'God Particle' glimpsed at Hadron

Just to get a healthy discussion going this morning, we have news from the BBC that scientists working at the Large Hadron Collider in Bern, Switzerland can barely contain their excitement over the prospect of discovering the elusive Higgs-Boson particle one of the fundamental building blocks of matter.

Sometimes irreverently - and inaccurately - referred to as the "God Particle," the physicists at LHC believe they are on the cusp of confirming the particle's existence.

There is intense excitement among physicists working at Cern, the Geneva-based organisation which operates the collider, over hints that the hunters have cornered their quarry.

"It is a fantastic time at the moment, you can feel people are enthusiastic," Dr Christoph Rembser, a senior scientist on the Atlas experiment, told BBC News. "It is really very lively."

Prof Stefan Soldner-Rembold, from the University of Manchester, called the quality of the LHC's results "exceptional", adding: "Within one year we will probably know whether the Higgs particle exists, but it is likely not going to be a Christmas present."

He told me: "The Higgs particle would, of course, be a great discovery, but it would be an even greater discovery if it didn't exist where theory predicts it to be."

The Higgs boson is a "fundamental" particle; one of the basic building blocks of the Universe.
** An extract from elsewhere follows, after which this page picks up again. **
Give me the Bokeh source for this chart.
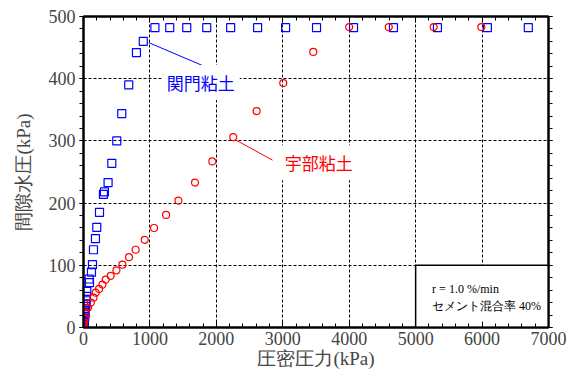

It is also the last missing piece in the leading theory of particle physics - known as the Standard Model - which describes how particles and forces interact.

What exactly is Higgs-Boson?

The way the Higgs field works has been likened to the way photographers and reporters congregate around a celebrity. The cluster of people are strongly attracted to the celebrity and create resistance to his or her movement across a room. In other words, they give the celebrity "mass".

"The thing about the Higgs is that we always say we need it to explain mass. But the real importance of it is that we need it to make sense of the Universe," said Dr Tara Shears, a particle physicist at Liverpool University.

She told BBC News: "Discovering the Higgs confirms that the approach we have been taking to understand the Universe is correct."

With the Webb space telescope being built and a possible launch set for 2018 - a space telescope that will aid us in understanding the macro universe - and the LHC that helps us understand the micro universe, the strides being made to answer fundamental questions of our existence (at least from a scientific point of view) have never been more rapid or as large in the history of civilization.

Finding Higgs-Boson will be a remarkable achievement - one of the truly monumental discoveries in the history of science.